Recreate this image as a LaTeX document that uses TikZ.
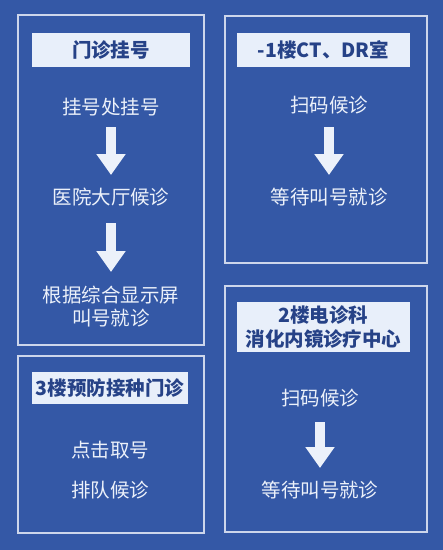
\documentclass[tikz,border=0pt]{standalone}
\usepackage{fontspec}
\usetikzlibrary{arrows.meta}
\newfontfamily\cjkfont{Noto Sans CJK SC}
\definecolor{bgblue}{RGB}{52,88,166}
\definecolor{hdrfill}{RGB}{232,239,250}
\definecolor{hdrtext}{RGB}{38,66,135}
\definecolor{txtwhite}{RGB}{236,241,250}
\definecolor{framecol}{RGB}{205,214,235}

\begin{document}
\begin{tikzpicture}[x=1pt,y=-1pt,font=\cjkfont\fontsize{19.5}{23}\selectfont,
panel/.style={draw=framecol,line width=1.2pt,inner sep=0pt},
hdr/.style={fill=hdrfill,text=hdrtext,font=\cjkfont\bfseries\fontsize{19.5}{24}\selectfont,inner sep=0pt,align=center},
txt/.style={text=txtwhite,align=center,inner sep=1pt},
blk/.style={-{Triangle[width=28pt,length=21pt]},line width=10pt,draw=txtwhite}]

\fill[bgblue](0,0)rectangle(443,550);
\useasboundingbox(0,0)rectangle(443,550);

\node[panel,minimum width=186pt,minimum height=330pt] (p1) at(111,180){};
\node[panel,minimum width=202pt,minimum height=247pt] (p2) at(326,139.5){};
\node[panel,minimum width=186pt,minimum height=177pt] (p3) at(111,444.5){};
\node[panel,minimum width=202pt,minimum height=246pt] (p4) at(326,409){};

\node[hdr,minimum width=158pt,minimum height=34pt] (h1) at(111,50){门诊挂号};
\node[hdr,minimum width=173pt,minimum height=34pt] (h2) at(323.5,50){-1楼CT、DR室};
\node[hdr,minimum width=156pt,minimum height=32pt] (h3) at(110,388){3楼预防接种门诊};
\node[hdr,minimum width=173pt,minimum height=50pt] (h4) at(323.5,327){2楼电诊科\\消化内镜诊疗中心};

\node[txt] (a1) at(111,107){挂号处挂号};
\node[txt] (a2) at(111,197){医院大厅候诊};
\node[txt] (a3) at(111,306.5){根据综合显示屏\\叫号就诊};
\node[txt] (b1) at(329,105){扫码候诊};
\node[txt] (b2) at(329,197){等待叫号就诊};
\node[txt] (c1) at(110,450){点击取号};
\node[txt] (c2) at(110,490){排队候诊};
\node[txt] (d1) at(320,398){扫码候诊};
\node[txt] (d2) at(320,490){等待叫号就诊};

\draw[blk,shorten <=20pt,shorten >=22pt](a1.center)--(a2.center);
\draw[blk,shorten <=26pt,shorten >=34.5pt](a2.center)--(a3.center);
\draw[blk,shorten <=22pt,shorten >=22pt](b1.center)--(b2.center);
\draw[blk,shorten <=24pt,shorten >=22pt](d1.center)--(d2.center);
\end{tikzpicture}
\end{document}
********************
*Exercise requirements*. Return the whole listing, word for word, and leave out every picture.

*Solution to this task*.
Recreate this image as a LaTeX document that uses TikZ.
\documentclass[tikz,border=0pt]{standalone}
\usepackage{fontspec}
\usetikzlibrary{arrows.meta}
\newfontfamily\cjkfont{Noto Sans CJK SC}
\definecolor{bgblue}{RGB}{52,88,166}
\definecolor{hdrfill}{RGB}{232,239,250}
\definecolor{hdrtext}{RGB}{38,66,135}
\definecolor{txtwhite}{RGB}{236,241,250}
\definecolor{framecol}{RGB}{205,214,235}

\begin{document}
\begin{tikzpicture}[x=1pt,y=-1pt,font=\cjkfont\fontsize{19.5}{23}\selectfont,
panel/.style={draw=framecol,line width=1.2pt,inner sep=0pt},
hdr/.style={fill=hdrfill,text=hdrtext,font=\cjkfont\bfseries\fontsize{19.5}{24}\selectfont,inner sep=0pt,align=center},
txt/.style={text=txtwhite,align=center,inner sep=1pt},
blk/.style={-{Triangle[width=28pt,length=21pt]},line width=10pt,draw=txtwhite}]

\fill[bgblue](0,0)rectangle(443,550);
\useasboundingbox(0,0)rectangle(443,550);

\node[panel,minimum width=186pt,minimum height=330pt] (p1) at(111,180){};
\node[panel,minimum width=202pt,minimum height=247pt] (p2) at(326,139.5){};
\node[panel,minimum width=186pt,minimum height=177pt] (p3) at(111,444.5){};
\node[panel,minimum width=202pt,minimum height=246pt] (p4) at(326,409){};

\node[hdr,minimum width=158pt,minimum height=34pt] (h1) at(111,50){门诊挂号};
\node[hdr,minimum width=173pt,minimum height=34pt] (h2) at(323.5,50){-1楼CT、DR室};
\node[hdr,minimum width=156pt,minimum height=32pt] (h3) at(110,388){3楼预防接种门诊};
\node[hdr,minimum width=173pt,minimum height=50pt] (h4) at(323.5,327){2楼电诊科\\消化内镜诊疗中心};

\node[txt] (a1) at(111,107){挂号处挂号};
\node[txt] (a2) at(111,197){医院大厅候诊};
\node[txt] (a3) at(111,306.5){根据综合显示屏\\叫号就诊};
\node[txt] (b1) at(329,105){扫码候诊};
\node[txt] (b2) at(329,197){等待叫号就诊};
\node[txt] (c1) at(110,450){点击取号};
\node[txt] (c2) at(110,490){排队候诊};
\node[txt] (d1) at(320,398){扫码候诊};
\node[txt] (d2) at(320,490){等待叫号就诊};

\draw[blk,shorten <=20pt,shorten >=22pt](a1.center)--(a2.center);
\draw[blk,shorten <=26pt,shorten >=34.5pt](a2.center)--(a3.center);
\draw[blk,shorten <=22pt,shorten >=22pt](b1.center)--(b2.center);
\draw[blk,shorten <=24pt,shorten >=22pt](d1.center)--(d2.center);
\end{tikzpicture}
\end{document}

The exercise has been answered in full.